2 Days, 137 km, 85 miles
Route: Wicklow to Laois via Kildare,
Features: Glendalough, Rock of Dunamase, Brownshill Dolmen
These lands are filled with torrid tales of marauders and monks, witches and wanderers, and topped with mansions and megalithic tombs. Weave through the wilds of one of the most picturesque parts of Ireland as you rub shoulders with 12th century lords, marvel at ancient monuments and discover the stories of modern legends. This three-day tour has compelling written all over it.
Day 1: 1 hr 5 mins, 52 km, 32 miles
Route: Wicklow to Kildare
Points Of Interest: Glendalough Visitor Centre, Russborough House, Museum of Style Icons
Walk through Glendalough’s glassy lakes, wooded valleys and silent ruins and it’s easy to see why St Kevin was drawn here in the 6th century. The saint lived as a hermit in solitude and prayer in this pastoral wonderland, before establishing a vibrant monastic settlement that still survives today.
The Round Tower, cathedral and priests’ houses made the “valley of two lakes” a bustling hub – and a natural target of merciless Viking raids.
Make sure to walk up to the Poulanass Waterfall before you leave – it’s pretty as a picture. The stunning landscapes continue as you drive on through Glenealo Valley towards Russborough House, a masterpiece of Palladian architecture. Bought by Sir Alfred and Lady Beit in 1952 as a place to hang their magnificent art collection, the house has played host to a glittering list of celebrities from Fred Astaire to Mick Jagger. But it’s had its fare share of drama, too, with four high-profile art thefts over the years.
After a quick lunch at the award-winning Ballymore Inn in Naas – it’s off to Newbridge for the Museum of Style Icons. Iconic clothing worn by everyone from Grace Kelly to The Beatles is on display here – including Audrey Hepburn’s original Little Black Dress from the film Charade
If you have more time:
For a family-friendly day out, the Irish National Stud and Japanese Gardens is TripAdvisor’s top pick for Kildare. Alternatively, Kildare Village Designer Outlet Shopping Centre is Ireland’s biggest outlet designer destination, with up to 60% off a massive range of designer labels.
Day 2: 1 hrs 35 mins, 85 km, 53 miles
Route: Kildare to Carlow via Laois
Points Of Interest: Emo Court, Rock of Dunamase, Shackleton Museum
Half-an-hour’s drive from Newbridge will bring you to Laois and the late 18th century Emo Court. This grand neoclassical mansion was one of the few private homes designed by James Gandon (architect of the Dublin’s Custom House), but it fell into decline in the 1920s before becoming a Jesuit novitiate.
Today, the house is beautifully restored and wrapped in sprawling gardens, complete with arboretum, majestic sequoias and rare flora.
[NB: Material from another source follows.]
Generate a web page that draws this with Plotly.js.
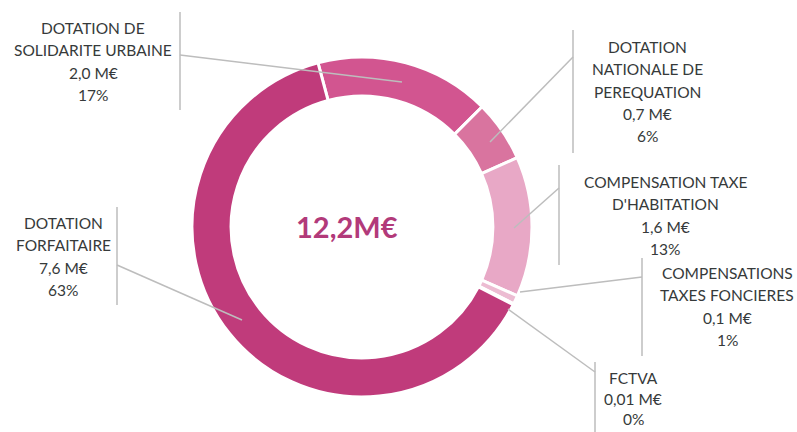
<!DOCTYPE html>
<html>
<head>
<meta charset="utf-8">
<script src="https://cdn.plot.ly/plotly-3.0.1.min.js"></script>
<style>html,body{margin:0;padding:0;background:#fff;}#chart{width:797px;height:432px;}</style>
</head>
<body>
<div id="chart"></div>
<script>
// ---- data ----
var categories = [
  "DOTATION DE<br>SOLIDARITE URBAINE",
  "DOTATION<br>NATIONALE DE<br>PEREQUATION",
  "COMPENSATION TAXE<br>D'HABITATION",
  "COMPENSATIONS<br>TAXES FONCIERES",
  "FCTVA",
  "DOTATION<br>FORFAITAIRE"
];
var values = [2.0, 0.7, 1.6, 0.1, 0.01, 7.6];
var valueLabels = ["2,0 M€", "0,7 M€", "1,6 M€", "0,1 M€", "0,01 M€", "7,6 M€"];
var pctLabels = ["17%", "6%", "13%", "1%", "0%", "63%"];
var totalLabel = "12,2M€";

// ---- styles / layout ----
var colors = ["#d25590", "#d9749f", "#e8a8c6", "#ecbcd2", "#e6a3c2", "#c03b7b"];
var W = 797, H = 432;
function px(x) { return x / W; }
function py(y) { return 1 - y / H; }

// centre (362,227), radius 170
var cx = 362, cy = 227, R = 170;

// label placement: centre x, first line y, line gap, leader lines
var labelPos = [
  {x: 93,  y: 28,  g: 22.3, vx: 180, vy0: 12,  vy1: 110, lx0: 180, ly0: 55,  lx1: 402, ly1: 82},
  {x: 647, y: 47,  g: 22.3, vx: 573, vy0: 30,  vy1: 153, lx0: 573, ly0: 57,  lx1: 490, ly1: 142},
  {x: 665, y: 182, g: 22.3, vx: 559, vy0: 165, vy1: 265, lx0: 559, ly0: 188, lx1: 514, ly1: 228},
  {x: 727, y: 273, g: 22.3, vx: 642, vy0: 258, vy1: 356, lx0: 642, ly0: 277, lx1: 520, ly1: 292},
  {x: 633, y: 378, g: 20.5, vx: 595, vy0: 362, vy1: 432, lx0: 595, ly0: 372, lx1: 508, ly1: 309},
  {x: 63,  y: 223, g: 22.3, vx: 117, vy0: 207, vy1: 305, lx0: 117, ly0: 265, lx1: 242, ly1: 320}
];
var textColor = "#363a3a";
var leaderColor = "#bdbdbd";
var fontFam = "Lato, Carlito, 'Open Sans', sans-serif";

var trace = {
  type: "pie",
  values: values,
  labels: categories,
  sort: false,
  direction: "clockwise",
  rotation: -15,
  hole: 0.77,
  textinfo: "none",
  hoverinfo: "none",
  showlegend: false,
  marker: {colors: colors, line: {color: "#ffffff", width: 3}},
  domain: {x: [px(cx - R), px(cx + R)], y: [py(cy + R), py(cy - R)]}
};

var annotations = [];
var shapes = [];
for (var i = 0; i < categories.length; i++) {
  var lines = categories[i].split("<br>").concat([valueLabels[i], pctLabels[i]]);
  var p = labelPos[i];
  for (var j = 0; j < lines.length; j++) {
    annotations.push({
      xref: "paper", yref: "paper",
      x: px(p.x), y: py(p.y + j * p.g),
      xanchor: "center", yanchor: "middle",
      text: lines[j], showarrow: false, borderpad: 0,
      font: {family: fontFam, size: 15.5, color: textColor}
    });
  }
  shapes.push({type: "line", xref: "paper", yref: "paper", layer: "above",
    x0: px(p.vx), x1: px(p.vx), y0: py(p.vy0), y1: py(p.vy1),
    line: {color: leaderColor, width: 1.5}});
  shapes.push({type: "line", xref: "paper", yref: "paper", layer: "above",
    x0: px(p.lx0), x1: px(p.lx1), y0: py(p.ly0), y1: py(p.ly1),
    line: {color: leaderColor, width: 1.5}});
}
annotations.push({
  xref: "paper", yref: "paper", x: px(347), y: py(227),
  xanchor: "center", yanchor: "middle", showarrow: false,
  text: "<b>" + totalLabel + "</b>",
  font: {family: fontFam, size: 29, color: "#b23a7a"}
});

var layout = {
  width: W, height: H,
  margin: {l: 0, r: 0, t: 0, b: 0},
  paper_bgcolor: "#ffffff",
  plot_bgcolor: "#ffffff",
  showlegend: false,
  annotations: annotations,
  shapes: shapes
};

Plotly.newPlot("chart", [trace], layout, {displayModeBar: false, staticPlot: true});
</script>
</body>
</html>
Next up looms the Rock of Dunamase – originally an early Christian hill fort, once plundered by Vikings. A gift to Norman Lord Strongbow in 1172 upon his marriage to Aoife, daughter of the King of Leinster, this has got to be one of Ireland’s more impressive wedding presents. As legend goes, there’s even buried treasure lying beneath the castle – guarded by a fearsome hellhound.
After an organic feast at the Georgina Campbell-recommended Stradbally Fayre Café, it’s time to pay homage to one of Ireland’s greatest explorers at the Shackleton Museum in Athy. Born in 1874, Sir Ernest Shackleton was destined for pastures far beyond the lush fields of Kildare: he went on to become one of the principal figures of the Heroic Age of Antarctic Exploration.
If you have more time:
Just 20 minutes from Emo Court is Harte’s of Kildare. You only have to try the confit pork belly with pistachio and serrano ham to see why this is a darling of the Irish Restaurant Awards. Ten minutes in the other direction is Treacy’s Bar and Restaurant, a thatched pub that’s been run by the same family since the 1780s.